Some fellows said that this would disincentivate contributions to the
beta branch. In fact, coders would love to see their fixes/code/whatever
they do being released in the next python version, three months for now,
instead in the n+1 version, two years away. So I guess people would rush
to commit to the beta clone (just like now!). But coders with long term
plans can keep working in the trunk, freely. For instance, new stdlib
modules.

The only issue in this plan would be trunk evolving so fast that
up-porting changesets from the beta to trunk (merging) would be non
automatic. The beta being a few months long would help. Anyway, we could
have a social rule to "avoid" doing heavy incompatible work for a while,
until the release. Anyway, we already have the issue now, because if
trunk is wildy diverging, we already have issues when backporting from
trunk to the maintenance branches. In fact this situation disincentivate
"back porting", since it would be costly. If you "up port", you can't
left behind any patch.

My guess is that most coders would concentrate in the beta clone,
because they want their work released as fast as possible, and people
working in trunk would be guys adding new functionality. I bet that
overlapping changes would be pretty rare, during the beta/rc time.

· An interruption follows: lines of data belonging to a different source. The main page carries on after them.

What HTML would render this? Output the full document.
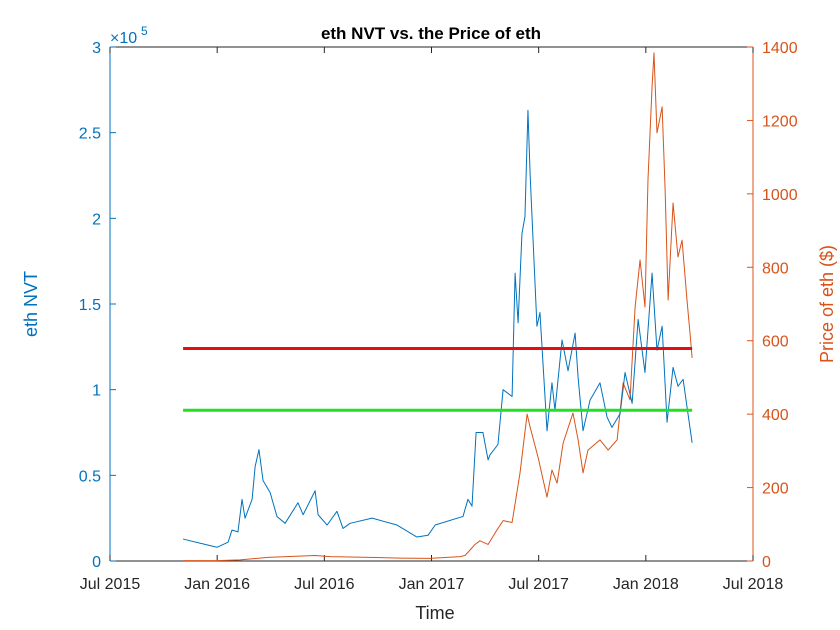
<!DOCTYPE html>
<html><head><meta charset="utf-8"><style>
body{margin:0;background:#fff;}
svg{display:block;font-family:"Liberation Sans",Arial,sans-serif;}
</style></head><body>
<svg id="chart" width="840" height="630" viewBox="0 0 840 630" xmlns="http://www.w3.org/2000/svg"></svg>
<script>
// ---- data ----
const nvtDates=[2015.841,2015.934,2015.999,2016.051,2016.069,2016.097,2016.116,2016.130,2016.163,2016.177,2016.195,2016.214,2016.247,2016.279,2016.317,2016.377,2016.401,2016.457,2016.471,2016.513,2016.559,2016.587,2016.620,2016.723,2016.839,2016.932,2016.984,2017.017,2017.147,2017.170,2017.189,2017.208,2017.240,2017.264,2017.273,2017.310,2017.334,2017.376,2017.390,2017.404,2017.422,2017.436,2017.450,2017.460,2017.474,2017.492,2017.506,2017.539,2017.562,2017.576,2017.609,2017.637,2017.670,2017.684,2017.707,2017.740,2017.786,2017.819,2017.842,2017.880,2017.903,2017.936,2017.964,2017.996,2018.029,2018.052,2018.076,2018.099,2018.127,2018.150,2018.174,2018.192,2018.216];
const nvtValues=[12800,10000,8000,11000,18000,17000,36000,25000,36000,55000,65000,47000,40000,26000,22000,34000,27000,41000,27000,21000,29000,19000,22000,25000,21000,14000,15000,21000,26000,36000,32000,75000,75000,59000,62000,68000,100000,96000,168000,139000,191000,201000,263000,226000,187000,137000,145000,76000,104000,88000,129000,111000,133000,107000,76000,94000,104000,84000,78000,86000,110000,92000,141000,110000,168000,123000,137000,81000,113000,102000,106000,90000,69000];
const priceDates=[2015.841,2016.000,2016.107,2016.237,2016.457,2016.527,2016.853,2016.993,2017.133,2017.156,2017.180,2017.203,2017.226,2017.264,2017.306,2017.334,2017.376,2017.413,2017.446,2017.460,2017.497,2017.539,2017.562,2017.586,2017.614,2017.660,2017.684,2017.707,2017.730,2017.786,2017.824,2017.866,2017.894,2017.926,2017.950,2017.973,2017.996,2018.010,2018.029,2018.038,2018.052,2018.076,2018.090,2018.104,2018.127,2018.150,2018.169,2018.192,2018.206,2018.216];
const priceValues=[1,1,3,10,15,12,8,7,12,15,30,45,55,45,85,110,105,240,400,365,283,174,248,212,321,403,330,240,302,330,302,330,485,439,692,820,692,1038,1291,1384,1166,1237,1011,711,975,828,874,711,621,553];
const redLevel=124000, greenLevel=88000, lineStart=2015.841, lineEnd=2018.216;
const xTicks=[2015.5,2016,2016.5,2017,2017.5,2018,2018.5];
const xTickLabels=["Jul 2015","Jan 2016","Jul 2016","Jan 2017","Jul 2017","Jan 2018","Jul 2018"];
const yLTicks=[0,0.5,1,1.5,2,2.5,3];
const yLTickLabels=["0","0.5","1","1.5","2","2.5","3"];
const yRTicks=[0,200,400,600,800,1000,1200,1400];

// ---- layout ----
const L=110,R=753,T=47,B=561;
const X=t=>L+(t-2015.5)/3*(R-L);
const YL=v=>B-v/3e5*(B-T);
const YR=v=>B-v/1400*(B-T);
const BLUE="#0072BD",ORANGE="#D95319";
const svg=document.getElementById('chart');
const NS="http://www.w3.org/2000/svg";
function mk(tag,attrs,text){const e=document.createElementNS(NS,tag);for(const k in attrs)e.setAttribute(k,attrs[k]);if(text!==undefined)e.textContent=text;svg.appendChild(e);return e;}

// axes box
let e;
e=mk('line',{x1:L,y1:T,x2:R,y2:T,stroke:'#262626','stroke-width':1});

e=mk('line',{x1:L,y1:B,x2:R,y2:B,stroke:'#262626','stroke-width':1});

e=mk('line',{x1:L,y1:T,x2:L,y2:B,stroke:BLUE,'stroke-width':1});

e=mk('line',{x1:R,y1:T,x2:R,y2:B,stroke:ORANGE,'stroke-width':1});


xTicks.forEach((t,i)=>{
  const x=X(t);
  e=mk('line',{x1:x,y1:B,x2:x,y2:B-6,stroke:'#262626'});
  
  e=mk('line',{x1:x,y1:T,x2:x,y2:T+6,stroke:'#262626'});
  
  e=mk('text',{x:x,y:B+28,'text-anchor':'middle','font-size':16,fill:'#262626'},xTickLabels[i]);
  
});
yLTicks.forEach((v,i)=>{
  const y=YL(v*1e5);
  e=mk('line',{x1:L,y1:y,x2:L+6,y2:y,stroke:BLUE});
  
  e=mk('text',{x:L-9,y:y+6,'text-anchor':'end','font-size':16,fill:BLUE},yLTickLabels[i]);
  
});
yRTicks.forEach(v=>{
  const y=YR(v);
  e=mk('line',{x1:R-6,y1:y,x2:R,y2:y,stroke:ORANGE});
  
  e=mk('text',{x:R+9,y:y+6,'text-anchor':'start','font-size':16,fill:ORANGE},String(v));
  
});

// exponent
e=mk('text',{x:L,y:43,'font-size':16,fill:BLUE},'×10');

e=mk('text',{x:L+31,y:35,'font-size':12,fill:BLUE},'5');


// series
e=mk('polyline',{points:priceDates.map((t,i)=>X(t)+','+YR(priceValues[i])).join(' '),fill:'none',stroke:ORANGE,'stroke-width':1,'stroke-linejoin':'round'});

e=mk('polyline',{points:nvtDates.map((t,i)=>X(t)+','+YL(nvtValues[i])).join(' '),fill:'none',stroke:BLUE,'stroke-width':1,'stroke-linejoin':'round'});

e=mk('line',{x1:X(lineStart),y1:YL(redLevel),x2:X(lineEnd),y2:YL(redLevel),stroke:'#e01010','stroke-width':3});

e=mk('line',{x1:X(lineStart),y1:YL(greenLevel),x2:X(lineEnd),y2:YL(greenLevel),stroke:'#22e022','stroke-width':3});


// titles
e=mk('text',{x:431,y:39,'text-anchor':'middle','font-size':17,'font-weight':'bold',fill:'#000'},'eth NVT vs. the Price of eth');

e=mk('text',{x:435,y:619,'text-anchor':'middle','font-size':18,fill:'#262626'},'Time');

e=mk('text',{x:0,y:0,'text-anchor':'middle','font-size':18,fill:BLUE,transform:'translate(37,304) rotate(-90)'},'eth NVT');

e=mk('text',{x:0,y:0,'text-anchor':'middle','font-size':18,fill:ORANGE,transform:'translate(833,304) rotate(-90)'},'Price of eth ($)');

</script>
</body></html>
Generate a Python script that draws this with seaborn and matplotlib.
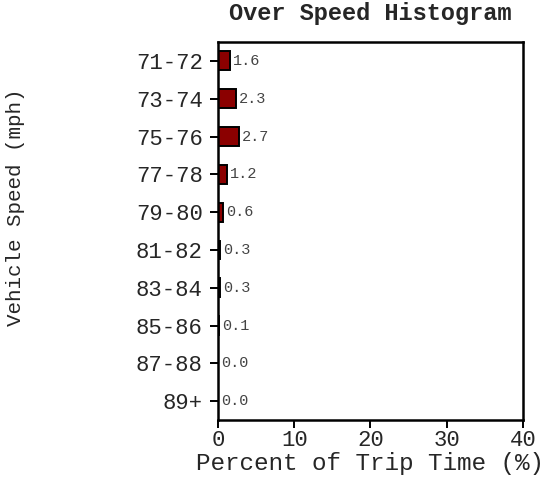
import matplotlib
matplotlib.use("Agg")
import matplotlib.pyplot as plt
import pandas as pd
import seaborn as sns

speed_bins = ["71-72", "73-74", "75-76", "77-78", "79-80",
              "81-82", "83-84", "85-86", "87-88", "89+"]
percent_time = [1.6, 2.3, 2.7, 1.2, 0.6, 0.3, 0.3, 0.1, 0.0, 0.0]

df = pd.DataFrame({"speed": speed_bins, "percent": percent_time})

sns.set_style("ticks")
plt.rcParams["font.family"] = ["Liberation Mono", "DejaVu Sans Mono"]

fig = plt.figure(figsize=(5.44, 4.83), dpi=100)
ax = fig.add_axes([0.401, 0.130, 0.560, 0.783])

sns.barplot(data=df, x="percent", y="speed", orient="h", ax=ax,
            color="#8b0000", edgecolor="black", linewidth=1.4,
            width=0.5, saturation=1)

for i, v in enumerate(percent_time):
    ax.text(v + 0.4, i, f"{v:.1f}", va="center", ha="left",
            fontsize=11, color="#444444")

ax.set_xlim(0, 40)
ax.set_xticks([0, 10, 20, 30, 40])
ax.set_title("Over Speed Histogram", fontsize=17, fontweight="bold", pad=16)
ax.set_xlabel("Percent of Trip Time (%)", fontsize=17.5, labelpad=1)
ax.set_ylabel("")
fig.text(16 / 544, 1 - 207 / 483, "Vehicle Speed (mph)", rotation=90,
         ha="center", va="center", fontsize=15)
ax.tick_params(axis="both", labelsize=16, length=6, width=1.4, color="black")
ax.tick_params(axis="y", pad=5)
ax.tick_params(axis="x", pad=1)
for s in ax.spines.values():
    s.set_linewidth(1.8)
    s.set_color("black")
    s.set_visible(True)

fig.savefig("out.png", dpi=100)
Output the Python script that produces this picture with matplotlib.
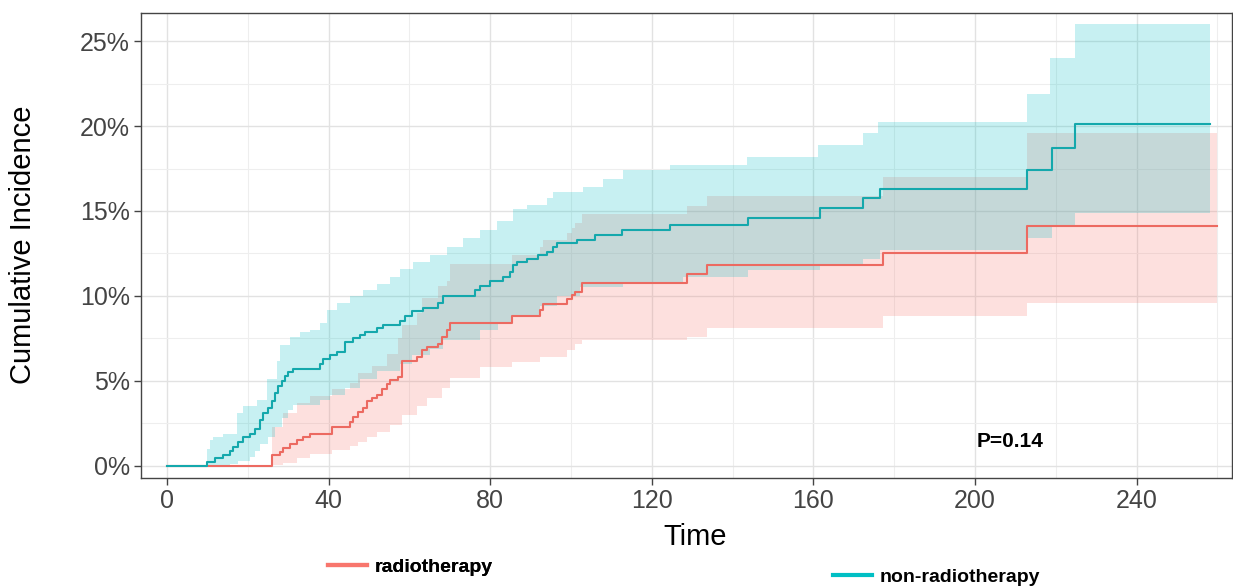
import numpy as np
import matplotlib
matplotlib.use("Agg")
import matplotlib.pyplot as plt
from matplotlib.lines import Line2D

plt.rcParams['font.family'] = ['Liberation Sans', 'DejaVu Sans']

# ---------------- data (time, cumulative incidence in %) ----------------
groups = ["radiotherapy", "non-radiotherapy"]
p_value_text = "P=0.14"

# non-radiotherapy estimate
teal_t = [0, 10.0, 11.9, 13.9, 15.6, 16.3, 17.6, 18.8, 20.5, 21.8,
          23.0, 23.8, 25.0, 26.0, 26.7, 27.5, 28.5, 29.2, 30.0, 31.2,
          37.9, 38.6, 40.3, 42.1, 44.1, 46.0, 47.8, 49.0, 52.0, 53.5,
          57.7, 58.9, 60.6, 63.4, 67.1, 68.3, 76.2, 77.5, 80.0, 83.2,
          84.9, 85.6, 86.6, 89.1, 91.8, 94.1, 95.5, 96.5, 101.5, 105.9,
          112.6, 124.5, 143.8, 161.6, 172.3, 176.5, 212.8, 219.0, 224.8, 258.2]
teal_ci = [0, 0.25, 0.45, 0.65, 0.85, 1.1, 1.4, 1.7, 1.9, 2.2,
           2.7, 3.1, 3.4, 3.8, 4.3, 4.7, 5.0, 5.3, 5.5, 5.7,
           6.0, 6.3, 6.5, 6.7, 7.3, 7.5, 7.7, 7.9, 8.1, 8.3,
           8.5, 8.8, 9.1, 9.3, 9.6, 10.0, 10.35, 10.6, 10.9, 11.1,
           11.4, 11.8, 12.0, 12.2, 12.4, 12.6, 12.9, 13.1, 13.3, 13.6,
           13.9, 14.2, 14.6, 15.2, 15.75, 16.3, 17.4, 18.7, 20.1, 20.1]

# non-radiotherapy confidence band
teal_hi_t = [0, 9.8, 10.6, 11.4, 13.9, 17.3, 18.8, 22.3, 24.8, 27.2,
             28.0, 30.4, 32.9, 35.4, 37.9, 39.6, 42.1, 45.3, 48.5, 52.0,
             55.2, 57.7, 60.9, 65.1, 69.3, 73.3, 77.5, 81.7, 85.6, 89.1,
             94.1, 95.5, 103.0, 107.9, 112.9, 124.5, 143.6, 161.1, 172.3, 176.0,
             212.8, 218.6, 224.8, 258.2]
teal_hi = [0, 1.0, 1.5, 1.7, 1.9, 3.1, 3.5, 3.9, 5.1, 6.2,
           7.1, 7.6, 7.9, 8.0, 8.4, 9.2, 9.6, 10.0, 10.35, 10.7,
           11.1, 11.6, 12.0, 12.4, 12.9, 13.4, 13.9, 14.4, 15.1, 15.35,
           15.75, 16.1, 16.4, 16.9, 17.4, 17.7, 18.2, 18.9, 19.6, 20.25,
           21.9, 24.0, 26.0, 26.0]
teal_lo_t = [0, 15.6, 17.6, 20.5, 21.8, 23.0, 25.0, 26.7, 28.5, 30.0,
             31.2, 37.9, 40.3, 44.1, 47.8, 52.0, 57.7, 60.6, 65.0, 68.3,
             77.5, 82.0, 85.6, 92.3, 96.5, 102.2, 112.9, 127.7, 143.8, 161.6,
             172.3, 176.5, 212.8, 219.0, 224.8, 258.2]
teal_lo = [0, 0.1, 0.3, 0.5, 0.9, 1.3, 1.7, 2.3, 2.8, 3.3,
           3.6, 3.9, 4.2, 4.6, 5.1, 5.6, 6.0, 6.5, 6.9, 7.4,
           8.0, 8.4, 8.8, 9.4, 10.0, 10.5, 10.85, 11.1, 11.5, 11.9,
           12.2, 12.7, 13.4, 14.2, 14.9, 14.9]

# radiotherapy estimate
red_t = [0, 25.9, 28.0, 28.7, 30.4, 32.2, 33.7, 35.4, 40.8, 45.3,
         46.0, 47.3, 48.5, 49.5, 50.7, 52.0, 53.2, 54.5, 55.2, 57.2,
         58.2, 61.9, 63.1, 64.4, 67.1, 68.1, 69.3, 70.0, 85.4, 92.3,
         93.1, 99.0, 100.2, 101.0, 102.7, 128.7, 133.7, 177.2, 212.8, 259.8]
red_ci = [0, 0.65, 0.84, 1.04, 1.3, 1.5, 1.7, 1.9, 2.3, 2.6,
          2.9, 3.2, 3.4, 3.8, 4.0, 4.2, 4.5, 4.8, 5.05, 5.25,
          6.2, 6.4, 6.8, 7.0, 7.2, 7.6, 8.0, 8.4, 8.8, 9.2,
          9.5, 9.8, 10.05, 10.25, 10.75, 11.3, 11.8, 12.55, 14.1, 14.1]

# radiotherapy confidence band
red_hi_t = [0, 25.9, 28.7, 32.2, 35.4, 40.8, 45.3, 47.3, 50.7, 54.5,
            57.2, 58.2, 61.9, 63.1, 67.1, 69.3, 70.0, 85.4, 92.3, 93.1,
            99.0, 100.2, 101.0, 102.7, 128.7, 133.7, 177.2, 212.8, 259.8]
red_hi = [0, 2.3, 3.1, 3.7, 4.1, 4.5, 4.9, 5.45, 5.9, 6.6,
          7.5, 8.3, 9.0, 9.9, 10.6, 10.9, 11.9, 12.4, 12.9, 13.3,
          13.7, 14.0, 14.3, 14.8, 15.3, 15.9, 17.0, 19.6, 19.6]
red_lo_t = [0, 25.9, 28.7, 32.2, 35.4, 40.8, 45.3, 47.3, 49.5, 52.0,
            55.2, 58.2, 61.9, 64.4, 68.1, 70.0, 77.5, 85.4, 92.3, 99.0,
            101.0, 102.7, 128.7, 133.7, 177.2, 212.8, 259.8]
red_lo = [0, 0.05, 0.2, 0.45, 0.7, 0.95, 1.2, 1.4, 1.7, 2.0,
          2.4, 3.0, 3.5, 4.0, 4.6, 5.2, 5.8, 6.1, 6.4, 6.8,
          7.2, 7.4, 7.6, 8.1, 8.85, 9.6, 9.6]

x_ticks = [0, 40, 80, 120, 160, 200, 240]
y_ticks = [0, 5, 10, 15, 20, 25]
y_tick_labels = ["0%", "5%", "10%", "15%", "20%", "25%"]

# ---------------- style ----------------
red_line = "#EC6A61"
red_fill = "#F8766D"
teal_line = "#14A8AC"
teal_fill = "#00BFC4"


def band(lo_t, lo_v, hi_t, hi_v):
    """Put two step functions on a common time grid (step hold, post)."""
    t = np.union1d(lo_t, hi_t)
    lo = np.asarray(lo_v)[np.searchsorted(lo_t, t, side="right") - 1]
    hi = np.asarray(hi_v)[np.searchsorted(hi_t, t, side="right") - 1]
    return t, lo, hi


W, H = 1233, 587
fig = plt.figure(figsize=(W / 100, H / 100), dpi=100)
ax = fig.add_axes([141 / W, 1 - 478 / H, (1232 - 141) / W, (478 - 13) / H])

# bands
rt, rlo, rhi = band(red_lo_t, red_lo, red_hi_t, red_hi)
ax.fill_between(rt, rlo, rhi, step="post", color=red_fill, alpha=0.22, lw=0, zorder=2)
tt, tlo, thi = band(teal_lo_t, teal_lo, teal_hi_t, teal_hi)
ax.fill_between(tt, tlo, thi, step="post", color=teal_fill, alpha=0.22, lw=0, zorder=2)

# curves
ax.step(red_t, red_ci, where="post", color=red_line, lw=1.5, zorder=3)
ax.step(teal_t, teal_ci, where="post", color=teal_line, lw=1.5, zorder=4)

ax.text(208.6, 1.45, p_value_text, ha="center", va="center",
        fontsize=15, fontweight="bold", color="black", zorder=5)

# axes
ax.set_xlim(-6.43, 263.6)
ax.set_ylim(-0.71, 26.65)
ax.set_xticks(x_ticks)
ax.set_xticks(np.arange(20, 261, 40), minor=True)
ax.set_yticks(y_ticks)
ax.set_yticklabels(y_tick_labels)
ax.set_yticks(np.arange(2.5, 26, 5), minor=True)
ax.grid(which="major", color="#E2E2E2", lw=1.0, zorder=0)
ax.grid(which="minor", color="#EEEEEE", lw=0.8, zorder=0)
ax.set_axisbelow(True)
ax.tick_params(which="major", direction="out", length=5, width=1.0,
               color="#444444", labelsize=18, labelcolor="#444444", pad=3)
ax.tick_params(which="minor", length=0)
for s in ax.spines.values():
    s.set_color("#444444")
    s.set_linewidth(1.0)

fig.text(23 / W, 1 - 245 / H, "Cumulative Incidence", rotation=90,
         ha="center", va="center", fontsize=21, color="black")
fig.text(695 / W, 1 - 537 / H, "Time", ha="center", va="center",
         fontsize=21, color="black")

# legend (two separate entries as in the reference)
leg1 = fig.legend([Line2D([], [], color=red_fill, lw=3)], [groups[0]],
                  loc="center left", bbox_to_anchor=(328 / W, 1 - 567 / H),
                  frameon=False, borderpad=0, borderaxespad=0,
                  handlelength=2.0, handletextpad=0.4,
                  prop={"size": 14, "weight": "bold"})
leg2 = fig.legend([Line2D([], [], color=teal_fill, lw=3)], [groups[1]],
                  loc="center left", bbox_to_anchor=(833 / W, 1 - 577 / H),
                  frameon=False, borderpad=0, borderaxespad=0,
                  handlelength=2.0, handletextpad=0.4,
                  prop={"size": 14, "weight": "bold"})
fig.add_artist(leg1)

fig.savefig("out.png", dpi=100)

Something to note is that mercurial merge is pretty clever, and can
follow things like file renaming/moving, line number offset, etc. It is
a "three way merge", far more powerful that simply trying to apply a
patch to a file. Mercurial do a history evaluation and know how to
modify your changeset to be applied cleanly, most of the time. For
instance, if the file was modified in trunk to add a 2000 line patch,
mercurial knows how to "offset" your changeset before trying to
automatically apply.

PS: When a branch moves to a *temporal* restricted commit state, a new
clone should be created, for people to keep working in the new minor
release. That is, we are now in 3.2.0 release candidate. Patching is
very restricted. If we had a 3.2.0 release candidate clone, MUST SHIP
changes would be in the 3.2.0rc repository, but patches planned for
3.2.1 would be being already being committed the clone. When 3.2.0 is
released and the branch is marked as "maintenance", the 3.2.1 clone
would merge into the 3.2 maintenance and destroyed.

The point is... to never temporally freeze any repository.

The only frozen repositories would be dead ones.